For these and other reasons, even conservatives were happy that the energetic Spitzer won office by such a landslide 16 months ago. Conservatives never expected Spitzer to be much of a fiscal steward, but many were happy to ignore some big issues if only he could start to change the culture in Albany and show that New York, too, understood that it had real problems and was starting to change.

Enter Client Number Nine. If news reports are true, Spitzer was as corrupt as the rest of them, willing to engage in activity that he knew could be prosecuted as a federal conspiracy of money laundering and human trafficking. It’s not just that Spitzer, who had prosecuted prostitution rings as attorney general, seemed to think himself above the law. Other potential implications are even more disturbing. What if, for example, Spitzer didn’t prosecute some organizations because he had relationships with them? The governor and former attorney general also made himself vulnerable to underworld blackmail. The knowledge that he was a client could have been a priceless piece of information for some shady character to use not only against Spitzer and his staff, who depend on his public office for their own career advancement, but also against his wealthy family.
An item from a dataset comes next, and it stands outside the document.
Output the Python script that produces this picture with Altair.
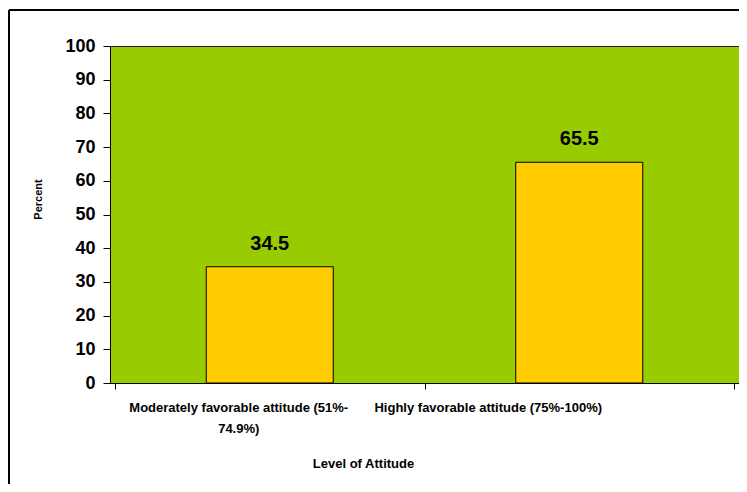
import altair as alt
import pandas as pd

categories = ["Moderately favorable attitude (51%-74.9%)", "Highly favorable attitude (75%-100%)"]
x_labels = ["Moderately favorable attitude (51%-\n74.9%)", "Highly favorable attitude (75%-100%)"]
percents = [34.5, 65.5]
y_ticks = list(range(0, 101, 10))
x_ticks = [0, 1, 2]

df = pd.DataFrame({"category": categories, "label": x_labels, "percent": percents})
df["pos"] = [i + 0.5 for i in range(len(categories))]

W, H = 629, 337
FONT = "Liberation Sans"

xscale = alt.Scale(domain=[0, 2], nice=False, zero=False)
yscale = alt.Scale(domain=[0, 100], nice=False)

x_axis = alt.Axis(
    values=x_ticks, labels=False, ticks=True, tickSize=6, tickColor="black",
    domainColor="black", grid=False,
    title="Level of Attitude", titleX=253, titleY=80, titleAlign="center",
    titleBaseline="middle", titleFont=FONT, titleFontSize=13,
    titleFontWeight="bold", titleColor="black",
)
y_axis = alt.Axis(
    values=y_ticks, tickSize=7, tickColor="black", domainColor="black",
    grid=False, labelFont=FONT, labelFontSize=18, labelFontWeight="bold",
    labelColor="black", labelPadding=8, labelOverlap=False,
    title="Percent", titleX=-72, titleY=153, titleAlign="center",
    titleBaseline="middle", titleFont=FONT, titleFontSize=11,
    titleFontWeight="bold", titleColor="black",
)

x_enc = alt.X("pos:Q", scale=xscale, axis=x_axis)
y_enc = alt.Y("percent:Q", scale=yscale, axis=y_axis)

base = alt.Chart(df)

bars = base.mark_bar(size=127, color="#FFCC00", stroke="black", strokeWidth=1).encode(
    x=x_enc, y=y_enc
)

values_text = base.mark_text(
    font=FONT, fontSize=20, fontWeight="bold", color="black",
    baseline="alphabetic", dy=-17,
).encode(x=x_enc, y=y_enc, text=alt.Text("percent:Q", format=".1f"))

lab1 = base.transform_filter(alt.datum.category == categories[0]).mark_text(
    font=FONT, fontSize=13, fontWeight="bold", color="black", baseline="top",
    lineBreak="\n", lineHeight=21, dx=-31,
).encode(x=x_enc, y=alt.value(H + 19), text="label:N")

lab2 = base.transform_filter(alt.datum.category == categories[1]).mark_text(
    font=FONT, fontSize=13, fontWeight="bold", color="black", baseline="top",
    lineBreak="\n", lineHeight=21, dx=-91,
).encode(x=x_enc, y=alt.value(H + 19), text="label:N")

frame = alt.Chart(pd.DataFrame({"frame": [0]}))
border_left = frame.mark_rule(color="black", strokeWidth=2).encode(
    x=alt.value(-101), y=alt.value(-36), y2=alt.value(H + 101)
)
border_top = frame.mark_rule(color="black", strokeWidth=2).encode(
    x=alt.value(-101), x2=alt.value(W), y=alt.value(-36)
)

chart = (
    alt.layer(border_left, border_top, bars, values_text, lab1, lab2)
    .properties(
        width=W, height=H,
        autosize=alt.AutoSizeParams(type="none"),
        padding={"left": 102, "top": 38, "right": 0, "bottom": 101},
        background="white",
    )
    .configure_view(fill="#99CC00", stroke="#222222", strokeWidth=1)
)

chart.save("out.html", embed_options={"renderer": "svg", "actions": False})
The state’s prominent elected officials, including Senators Charles Schumer and Hillary Rodham Clinton, should be frank and acknowledge to the public just how serious the governor’s transgressions are. And the state’s all-but-assured next governor, David Paterson, must work with the legislature quickly to acknowledge that while Spitzer’s behavior was a shocking low point, the Empire State didn’t have far to fall. New York could start cleaning up its act by passing a law requiring legislators to disclose how much money they make from outside business interests, as Louisiana just did, so that voters can learn just how valuable, for example, Silver’s trial-lawyer employers consider his position. It should also take this year’s huge deficit as an opportunity to wrest the budget away from the special interests, lightening the taxpayers’ burden in future years.

The state better get down to business, or the next time it has to go to the nation for help, as it did after September 11, the first thing national leaders might think is that it can’t be trusted. After all, the latest New York scandal made front-page headlines on newspapers far and wide—including, to name just one example, New Orleans’s Times-Picayune.